Tuesday, March 18, 2014

Soft in the Middle

I found these words and re-read them today. I'm glad, because I needed to hear them again. I wrote them months ago, on ruled notebook paper, with a pencil, the really old-fashioned way. Sometimes when the need to write presses me, I want to press as well, to feel the words pushing their way onto the paper as I watch. Sometimes I lose the papers, or pile them up and forget them, or put them in a "need to copy" folder. That's what happened with this work, so I don't even remember how long ago I wrote it - a few months, maybe a year, not more than two years. Regardless, I wrote it to share, so here it is.





To love, one needs to be soft, but not weak.

I am soft in the middle, not hard, like a warrior, though I've seen my share of battle.

"Love," He said, "is the greatest of these things that abide."

I abide. I endure. I persevere.

I love.

And love is strong, but never harsh.

I am soft in the middle because I wear my love, my determined commitment to open-hearted service, like body armor. No, you don't see it, because you don't know how to look. I didn't see it, either, until God gave me eyes to see. With new eyes, I can look in the mirror unashamed, look straight at that too-soft body armor, and know the truth.

Every extra pound of softness I carry around is made of tears uncried, retribution unsought, anger unraged, disappointment unexpressed. I am wrapped in bruised feelings and half-broken dreams. I carry around the rubble left over from surrender.

God didn't order that, of course. He didn't require me to clean up the battlefield. Quite the opposite: He commanded me to rise up and walk, to come and follow Him. He even said NOT to clean up - "let the dead bury their dead" - but I was bound in the habits of nursing the wounded, sitting up with the dead, cherishing mementos of the lost. I myself felt lost and wounded. I did not see that He had given me new life. So tear by tear, ounce by ounce, pound by pound, I cherished my losses and piled them on to remember the fallen, keep the hope alive.

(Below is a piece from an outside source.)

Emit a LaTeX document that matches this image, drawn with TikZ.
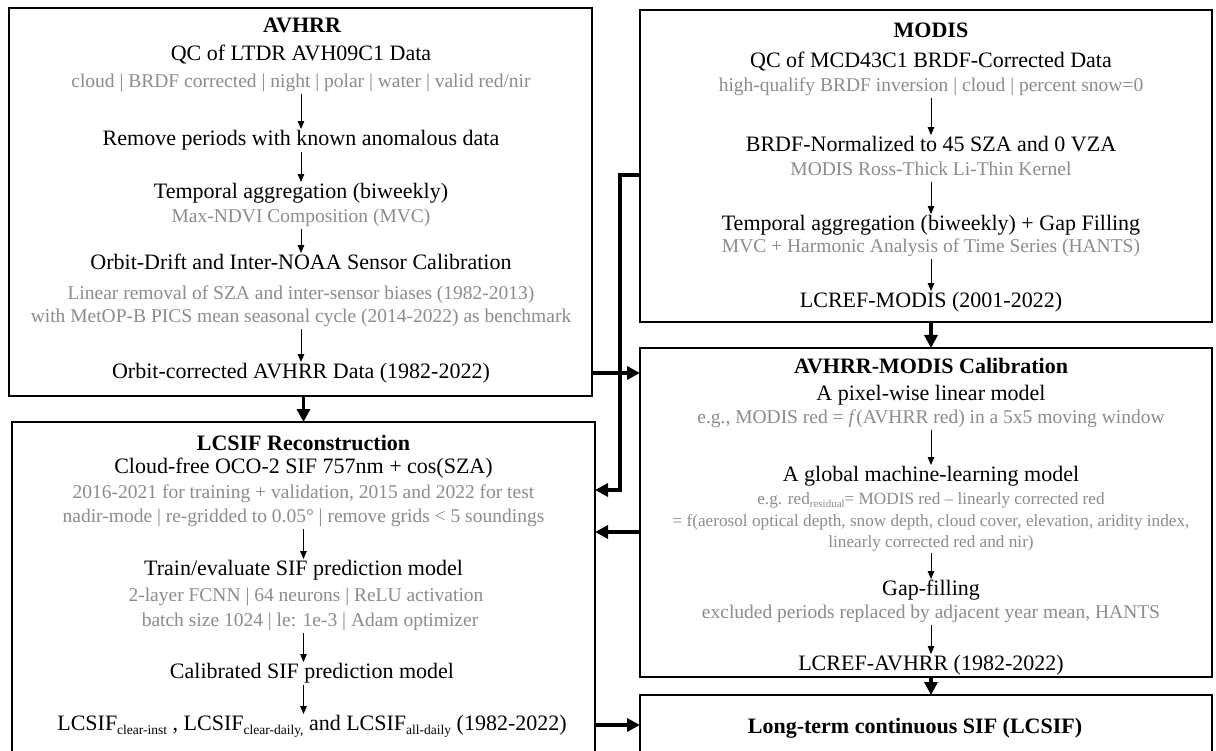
\documentclass[tikz,border=0pt]{standalone}
\usepackage{fontspec}
\setmainfont{Liberation Serif}
\usetikzlibrary{arrows.meta}
\definecolor{graytxt}{HTML}{8C8C8C}
\newcommand{\subx}[1]{\raisebox{-4pt}{\fontsize{13.5}{13.5}\selectfont #1}}
\newcommand{\subs}[1]{\raisebox{-3pt}{\fontsize{11}{11}\selectfont #1}}
\begin{document}
\begin{tikzpicture}[x=1pt,y=-1pt,
  box/.style={draw=black, line width=1.6pt, inner sep=0pt, outer sep=0pt},
  main/.style={font=\fontsize{22}{24}\selectfont, inner sep=0pt, text height=15pt, text depth=4.5pt},
  ttl/.style={font=\fontsize{22}{24}\selectfont\bfseries, inner sep=0pt, text height=15pt, text depth=4.5pt},
  gry/.style={text=graytxt, font=\fontsize{19.5}{22}\selectfont, inner sep=0pt, text height=13pt, text depth=4pt},
  sgry/.style={text=graytxt, font=\fontsize{17.2}{20}\selectfont, inner sep=0pt, text height=12pt, text depth=3.5pt},
  flow/.style={-{Triangle[length=8pt,width=6.5pt]}, line width=1pt, shorten <=2pt, shorten >=1pt},
  big/.style={-{Triangle[length=13pt,width=13pt]}, line width=3.3pt, line join=miter}
]
\useasboundingbox (0,0) rectangle (1216,751);
\clip (0,0) rectangle (1216,751);
\fill[white] (0,0) rectangle (1216,751);

% boxes
\node[box, minimum width=583pt, minimum height=388pt] (avhrr) at (300.5,202) {};
\node[box, minimum width=583pt, minimum height=358pt] (lcsif) at (303.5,601) {};
\node[box, minimum width=572pt, minimum height=312pt] (modis) at (926,166) {};
\node[box, minimum width=572pt, minimum height=329pt] (cal) at (926,512.5) {};
\node[box, minimum width=572pt, minimum height=85pt] (long) at (926,737.5) {};

% AVHRR
\node[ttl] (tA) at (302,27) {AVHRR};
\node[main] (a1) at (301,55) {QC of LTDR AVH09C1 Data};
\node[gry] (a1g) at (301,83) {cloud | BRDF corrected | night | polar | water | valid red/nir};
\node[main] (a2) at (301,140) {Remove periods with known anomalous data};
\node[main] (a3) at (301,193) {Temporal aggregation (biweekly)};
\node[gry] (a3g) at (301,218) {Max-NDVI Composition (MVC)};
\node[main] (a4) at (301,264) {Orbit-Drift and Inter-NOAA Sensor Calibration};
\node[gry] (a4g) at (301,295) {Linear removal of SZA and inter-sensor biases (1982-2013)};
\node[gry] (a4h) at (301,318) {with MetOP-B PICS mean seasonal cycle (2014-2022) as benchmark};
\node[main] (a5) at (301,373) {Orbit-corrected AVHRR Data (1982-2022)};

\draw[flow] (a1g) -- (a2);
\draw[flow] (a2) -- (a3);
\draw[flow] (a3g) -- (a4);
\draw[flow] (a4h) -- (a5);

% LCSIF
\node[ttl] (tL) at (303.5,445) {LCSIF Reconstruction};
\node[main] (l1) at (303.5,468) {Cloud-free OCO-2 SIF 757nm + cos(SZA)};
\node[gry] (l1g) at (303.5,494) {2016-2021 for training + validation, 2015 and 2022 for test};
\node[gry] (l1h) at (303.5,518) {nadir-mode | re-gridded to 0.05° | remove grids < 5 soundings};
\node[main] (l2) at (303.5,570) {Train/evaluate SIF prediction model};
\node[gry] (l2g) at (306,597) {2-layer FCNN | 64 neurons | ReLU activation};
\node[gry] (l2h) at (310,622) {batch size 1024 | le: 1e-3 | Adam optimizer};
\node[main] (l3) at (312,673) {Calibrated SIF prediction model};
\node[main] (l4) at (312,725) {LCSIF\subx{clear-inst} , LCSIF\subx{clear-daily,} and LCSIF\subx{all-daily} (1982-2022)};

\draw[flow] (l1h) -- (l2);
\draw[flow] (l2h.south -| l2) -- (l3.north -| l2);
\draw[flow] (l3.south -| l2) -- (l4.north -| l2);

% MODIS
\node[ttl] (tM) at (931,32) {MODIS};
\node[main] (m1) at (931,62) {QC of MCD43C1 BRDF-Corrected Data};
\node[gry] (m1g) at (931,87) {high-qualify BRDF inversion | cloud | percent snow=0};
\node[main] (m2) at (931,146) {BRDF-Normalized to 45 SZA and 0 VZA};
\node[gry] (m2g) at (931,171) {MODIS Ross-Thick Li-Thin Kernel};
\node[main] (m3) at (931,225) {Temporal aggregation (biweekly) + Gap Filling};
\node[gry] (m3g) at (931,248) {MVC + Harmonic Analysis of Time Series (HANTS)};
\node[main] (m4) at (931,302) {LCREF-MODIS (2001-2022)};

\draw[flow] (m1g) -- (m2);
\draw[flow] (m2g) -- (m3);
\draw[flow] (m3g) -- (m4);

% Calibration
\node[ttl] (tC) at (931,368) {AVHRR-MODIS Calibration};
\node[main] (c1) at (931,395) {A pixel-wise linear model};
\node[gry] (c1g) at (931,419) {e.g., MODIS red = \textit{f}(AVHRR red) in a 5x5 moving window};
\node[main] (c2) at (931,476) {A global machine-learning model};
\node[sgry] (c2g) at (931,500) {e.g. red\subs{residual}= MODIS red -- linearly corrected red};
\node[sgry] (c2h) at (931,522) {= f(aerosol optical depth, snow depth, cloud cover, elevation, aridity index,};
\node[sgry] (c2i) at (931,543) {linearly corrected red and nir)};
\node[main] (c3) at (931,590) {Gap-filling};
\node[gry] (c3g) at (931,614) {excluded periods replaced by adjacent year mean, HANTS};
\node[main] (c4) at (931,665) {LCREF-AVHRR (1982-2022)};

\draw[flow] (c1g) -- (c2);
\draw[flow] (c2i) -- (c3);
\draw[flow] (c3g) -- (c4);

% Long-term
\node[ttl] (tLT) at (915,728) {Long-term continuous SIF (LCSIF)};

% thick connectors
\draw[big] (avhrr.south -| lcsif.north) -- (lcsif.north);
\draw[big] (modis.south -| m4) -- (cal.north -| m4);
\draw[big] (cal.south -| m4) -- (long.north -| m4);
\draw[big] (a5 -| avhrr.east) -- (a5 -| cal.west);
\draw[big] (l4 -| lcsif.east) -- (l4 -| long.west);
\coordinate (jt) at (620,175);
\coordinate (jb) at (620,490);
\coordinate (ky) at (630,532);
\draw[big] (jt -| modis.west) -- (jt) -- (jb) -- (jb -| lcsif.east);
\draw[big] (ky -| cal.west) -- (ky -| lcsif.east);
\end{tikzpicture}
\end{document}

It's not alive, though. This soft wrapper I've formed to cloak myself is made of bits and pieces of stuff I let go so I could be who I was called to be. It's scraps of immature expectations and selfish goals and specious arguments. It's shards of jealousy and strife and contentiousness that I threw down, away from the person He was making me: the rubble of surrender, the dross of purification. There is no life in this, no hope, no safety.

Yet, like the grieving mother who cannot process the murder of her son, I could not let go of the body of death from which God had raised me. I clung to the very things I'd grown beyond - the right to be heard, the entitlement to recognition, the claim to the last word. I was not made to carry these; I was ordered to put them down. Still, I carried little remembrances, battle trophies, evidences to shore up my self-esteem. "See here what I've overcome?" "See how much I've given up?"

Gosh.

What pride I've had in worthlessness.

And what a weight to carry! Pounds and pounds of artifacts of no use to anyone, I hauled around with me . . . because, I guess, I never really put them down when asked, so I kept cramming more and more sorrow and anger into my already-full storage, covering them with the love I sought to give.

Spiritual struggle has a way of showing up in the physical realm. My body could not hide  what I thought my spirit could. Now that I'm seeing more clearly, I can see that my spirit never hid it, either. I can look at myself and see that I don't need all that junk in the mental closet, so I'm finally letting it go. It's not a fait accompli - it's a work in progress. I'm sure it will take a long time for my body to release all I've packed into it.

So, yes, I'm soft in the middle. I have been weak. But I'm relying on love, God's love instead of mine, to help me grow stronger.

Will you please remember this when you see someone soft in the middle - even if that someone is you?